«Una brutta giornata, già, davvero una brutta giornata». Il capo di Stato Maggiore della missione Isaf in Afghanistan, il generale Marco Bertolini, trattiene a stento le lacrime parlando dell’uccisione del primo caporal maggiore Di Lisio e del ferimento dei suoi commilitoni a Farah. Eppure non te l’aspetteresti dall’ex comandante della Folgore, figlio di uno dei pochi reduci di El Alamein, cresciuto nel IX Col Moschin, in Afghanistan dallo scorso novembre a coordinare ben 60mila uomini del contingente internazionale. Oppure, proprio per questo, invece sì. «Vorrei lanciare un appello alla società italiana – aggiunge commosso, ma fermo –, che questa disgrazia non sia quella di una singola famiglia, questo dolore dobbiamo condividerlo tutti. Dobbiamo dare il nostro appoggio a questi soldati che fanno un’opera importantissima per l’Afghanistan, che tutti i giorni rischiano la vita in un deserto con un fucile in mano. Stanno operando bene e rendono onore al nostro Paese».
Generale Bertolini, la situazione in Afghanistan si fa sempre più calda. Dieci soldati britannici uccisi in poche ore, attentati sempre più frequenti agli italiani. Quanta preoccupazione?«Siamo tutti consapevoli dei rischi che stiamo correndo. L’attentato non è stato mirato contro unità italiane in quanto tali, ma contro Forze Nato in generale come dimostrato dalle numerose perdite subite da altri contingenti negli ultimi giorni».
L’avvicinarsi delle elezioni presidenziali del 20 agosto ne è la causa principale?«C’è un incremento dei combattimenti dovuto alle prossime elezioni e stiamo valutando quanto questo inciderà. Sono elezioni estremamente importanti, dovrebbero rafforzare la stabilità istituzionale dell’Afghanistan. Tutte le forze Isaf, sia italiane sia della Nato, sono impegnate a garantire il controllo del territorio afghano in modo che le autorità locali possano esercitare la loro sovranità. Ma in questo periodo dell’anno i combattimenti aumentano anche perché i ribelli non sono più impegnati nella raccolta dell’oppio».
Certo è che con la maggiore presenza di reparti speciali italiani direttamente impegnati sul territorio sono aumentati i rischi.«L’Italia ha concentrato la brigata paracadutisti della Folgore nella valle del Musashi a sud di Kabul, a Bala Morgab e a Farah. L’attività dei "battle group" va a diretto supporto dell’esercito e della polizia afghane, per rendere soprattutto sicure e transitabili dai locali afghani le vie di comunicazione più importanti, come è appunto la statale 517 che porta da Farah alla Ring Road, dove è avvenuto l’attentato.
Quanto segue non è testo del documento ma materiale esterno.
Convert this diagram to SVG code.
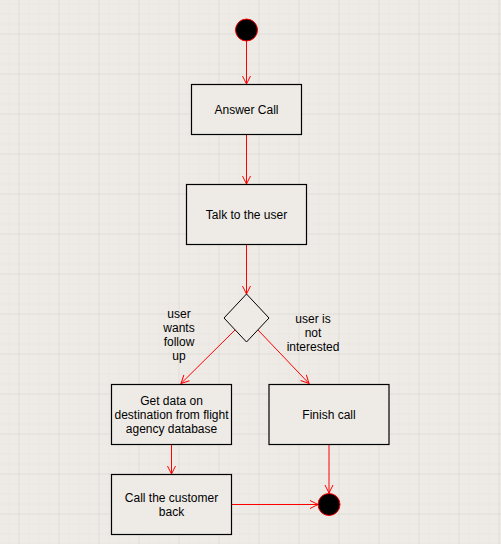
<svg xmlns="http://www.w3.org/2000/svg" width="501" height="544" viewBox="0 0 501 544">
<defs>
<pattern id="minor" width="10" height="10" patternUnits="userSpaceOnUse" x="-0.5" y="4.5">
<path d="M10 0V10M0 10H10" fill="none" stroke="#e6e2dc" stroke-width="1"/>
</pattern>
<pattern id="major" width="40" height="40" patternUnits="userSpaceOnUse" x="-20.5" y="-5.5">
<path d="M40 0V40M0 40H40" fill="none" stroke="#d8d6d3" stroke-width="1"/>
</pattern>
<marker id="arr" viewBox="0 0 10 10" refX="9" refY="5" markerWidth="10" markerHeight="10" markerUnits="userSpaceOnUse" orient="auto">
<path d="M1 1L9 5L1 9" fill="none" stroke="#ff0000" stroke-width="1"/>
</marker>
<style>
.box{fill:#eeebe6;stroke:#000;stroke-width:1.2}
.dot{fill:#000;stroke:#ff0000;stroke-width:1}
.t{font-family:"Liberation Sans",Arial,sans-serif;font-size:12px;fill:#000;text-anchor:middle}
.c{fill:none;stroke:#ff0000;stroke-width:1;marker-end:url(#arr)}
</style>
</defs>
<rect width="501" height="544" fill="#eeebe6"/>
<rect width="501" height="544" fill="url(#minor)"/>
<rect width="501" height="544" fill="url(#major)"/>
<g id="connectors">
<path class="c" d="M246.5 41V84"/>
<path class="c" d="M246.5 134V184"/>
<path class="c" d="M246.5 244V294"/>
<path class="c" d="M235 330L181 383.5"/>
<path class="c" d="M258 330L309 383.5"/>
<path class="c" d="M171.5 444V474"/>
<path class="c" d="M329 444V493"/>
<path class="c" d="M232 504.5H318"/>
<text class="t" x="179" y="318">user</text>
<text class="t" x="179" y="332">wants</text>
<text class="t" x="179" y="346">follow</text>
<text class="t" x="179" y="360">up</text>
<text class="t" x="313" y="323">user is</text>
<text class="t" x="313" y="337">not</text>
<text class="t" x="313" y="351">interested</text>
</g>
<g id="start"><circle class="dot" cx="246.5" cy="30" r="11"/></g>
<g id="answer-call"><rect class="box" x="191.5" y="84.5" width="110" height="50"/><text class="t" x="246.5" y="113.5">Answer Call</text></g>
<g id="talk"><rect class="box" x="186.5" y="184.5" width="120" height="60"/><text class="t" x="246.5" y="218.5">Talk to the user</text></g>
<g id="decision"><path d="M246.5 294L269 318L246.5 342L224 318Z" fill="#eeebe6" stroke="#000" stroke-width="1"/></g>
<g id="get-data"><rect class="box" x="111.5" y="384.5" width="120" height="60"/><text class="t" x="171.5" y="405">Get data on</text><text class="t" x="171.5" y="419">destination from flight</text><text class="t" x="171.5" y="433">agency database</text></g>
<g id="finish-call"><rect class="box" x="269" y="384.5" width="120" height="60"/><text class="t" x="329" y="418.5">Finish call</text></g>
<g id="call-back"><rect class="box" x="111.5" y="474.5" width="120" height="60"/><text class="t" x="171.5" y="502">Call the customer</text><text class="t" x="171.5" y="515.5">back</text></g>
<g id="end"><circle class="dot" cx="329" cy="504.5" r="11"/></g>
</svg>
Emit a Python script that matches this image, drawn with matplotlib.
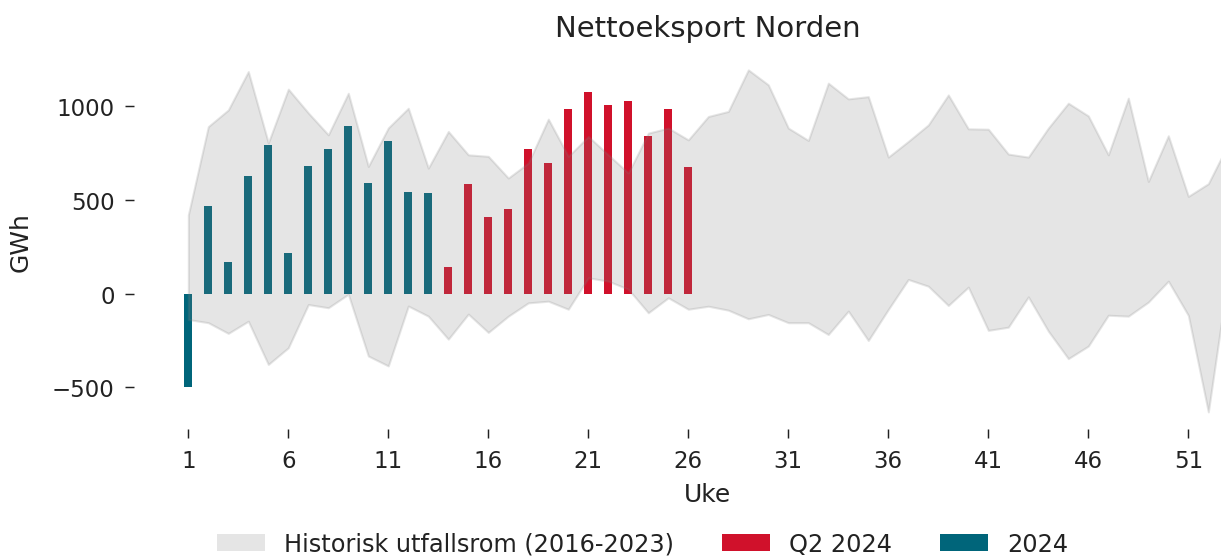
import numpy as np
import matplotlib
matplotlib.use("Agg")
import matplotlib.pyplot as plt
from matplotlib.patches import Patch

# uker
weeks = np.arange(1, 54)

# historisk min/maks (2016-2023), GWh
hist_max = [420, 892, 981, 1186, 805, 1092, 965, 848, 1070, 679,
            885, 990, 670, 866, 741, 733, 617, 697, 932, 733,
            839, 741, 644, 857, 884, 821, 946, 973, 1195, 1115,
            884, 818, 1124, 1040, 1052, 729, 813, 901, 1061, 880,
            878, 745, 729, 884, 1017, 949, 741, 1044, 599, 843,
            519, 587, 800]
hist_min = [-139, -156, -213, -148, -379, -290, -59, -76, -4, -334,
            -387, -67, -121, -244, -110, -208, -121, -50, -41, -84,
            84, 66, 23, -103, -23, -84, -68, -89, -135, -112,
            -156, -156, -219, -94, -251, -85, 75, 39, -64, 34,
            -197, -180, -18, -201, -348, -281, -116, -121, -46, 66,
            -117, -633, 100]

# 2024 (uke 1-13) og Q2 2024 (uke 14-26)
weeks_2024 = np.arange(1, 14)
val_2024 = [-500, 470, 171, 626, 791, 214, 679, 770, 893, 588, 813, 545, 535]
weeks_q2 = np.arange(14, 27)
val_q2 = [144, 586, 411, 451, 770, 699, 987, 1077, 1006, 1027, 843, 987, 677]

red = "#d0112b"
teal = "#00657a"

fig = plt.figure(figsize=(12.21 / 1.5, 5.6 / 1.5), dpi=150)
ax = fig.add_axes([0.110, 0.232, 0.9386, 0.672])

ax.bar(weeks_2024, val_2024, width=0.4, color=teal)
ax.bar(weeks_q2, val_q2, width=0.4, color=red)
ax.fill_between(weeks, hist_min, hist_max, color="gray", alpha=0.2, linewidth=1)

for s in ax.spines.values():
    s.set_visible(False)

ax.set_xlim(-1.7, 55.6)
ax.set_xticks(np.arange(1, 53, 5))
ax.set_yticks([-500, 0, 500, 1000])
ax.tick_params(labelsize=11, length=4.5, width=0.7, pad=5, color="#222222",
               labelcolor="#222222")
ax.set_title("Nettoeksport Norden", fontsize=14, pad=8, color="#222222")
ax.set_xlabel("Uke", fontsize=12, labelpad=5, color="#222222")
ax.set_ylabel("GWh", fontsize=12, color="#222222")
ax.yaxis.set_label_coords(-0.089, 0.5)

handles = [Patch(facecolor="gray", alpha=0.2, label="Historisk utfallsrom (2016-2023)"),
           Patch(facecolor=red, label="Q2 2024"),
           Patch(facecolor=teal, label="2024")]
leg = fig.legend(handles=handles, loc="center", bbox_to_anchor=(0.5266, 0.027),
                 ncol=3, frameon=False, fontsize=11.5)
for t in leg.get_texts():
    t.set_color("#222222")

fig.savefig("out.png", dpi=150)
Queste aree da sempre sono teatro di scontri e combattimenti».
Avete notato dei cambiamenti nelle forze contrapposte?«Gli insorti sono particolarmente forti, agguerriti e ben equipaggiati. Questi sono addestrati militarmente, non sono dei cani sciolti. Noi dobbiamo opporre tattiche militari avanzate per contrastare tattiche dello stesso livello. I nostri parà sono molto professionali, agiscono con grande determinazione. Ma la situazione è pericolosa».
Sinora i mezzi blindati Lince hanno salvato molte vite italiane.«Ma stavolta no, perché la carica esplosiva era più potente. E le cariche saranno sempre più forti. Ci stiamo adeguando con delle contromisure, ma l’arma segreta perfetta che ci ripari da chi ci vuole uccidere non c’è».
Generale, sinceramente lei vede un’uscita dal tunnel per l’Afghanistan?«Sappiamo che non è facile, ma la popolazione è stanca di guerre, ha bisogno di normalità e non vuole il ritorno talebani. L’uscita tunnel c’è, ma occorre un impegno ad ampio raggio, sia sulla sicurezza, sia sulla ricostruzione, cosa che già noi facciamo. Ma non si può delegare tutto ai militari, occorre affiancare l’azione di altre istituzioni».